You may already know that vitamin D deficiencies have become increasingly common in recent years, especially since more people of all ages are spending larger amounts of time indoors. But what you may not know is that seniors have an increased risk of vitamin D deficiency, not only because they may not be as inclined toward outdoor activities, but also because their bodies can’t synthesize vitamin D from sunlight as efficiently as people under the age of 50. This deficiency has become so prevalent, The International Society for Clinical Densitometry has called it “the silent epidemic of the elderly”.
There are a number of signs of vitamin D deficiency that shouldn’t be ignored, including:
- muscle weakness
- mobility problems
- chronic gut issues such as IBS
- weight gain
- weakened immune system
A study published in The Journal of Clinical Endocrinology & Metabolism states that at least 70 percent of seniors aged 65 to 88 have at least one physical limitation due to a vitamin D deficiency and are likely to experience further functional decline.
Unfortunately, too many people push off symptoms like this to “normal aging” and just accept the symptoms rather than bringing them to their doctor’s attention. However, not all doctors will check vitamin D levels unless requested and instead may automatically prescribe an unnecessary medication for the symptom. This, of course, will either help only for a short period or won’t help at all, and new health issues may arise from the medications.
Vitamin D is a necessary catalyst for serotonin production, the “feel good” brain hormone that affects our moods. A serotonin-deficient person could experience depression, mania and become prone to Seasonal Affective Disorder (SAD), all of which are typically treated with dangerous psychiatric medications. Low vitamin D levels can also weaken the immune system and create an overall hormonal imbalance resulting in low brain serotonin and high gut serotonin production.
Proper vitamin D levels offer these protections as well as others:
- maintain bone density
- lower risk of heart disease, some cancers and diabetes
- mobility maintenance
- strengthened immunity
- fall and fracture prevention
- maintain independent lifestyle
- lessen risk of Parkinson’s disease
Besides natural sunlight, certain foods contain higher levels of vitamin D; these include fatty fish (choose fish that are lower in mercury such as salmon, sardines, anchovies and trout, among others), egg yolks, almond milk fortified with vitamin D, cheese and beef liver.

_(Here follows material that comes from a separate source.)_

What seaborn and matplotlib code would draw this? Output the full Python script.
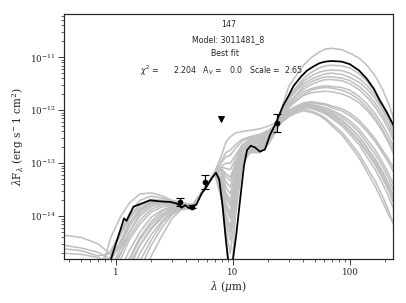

It’s important at any age to know your vitamin D level, and it’s just as important to know how much vitamin D supplementation you should take, if any. Each person’s levels are different, depending on the foods they eat, their time spent outdoors, and more; too much of anything can be just as bad as not enough. Only through comprehensive individualized testing can the proper levels of vitamin D be reached and maintained for optimal health.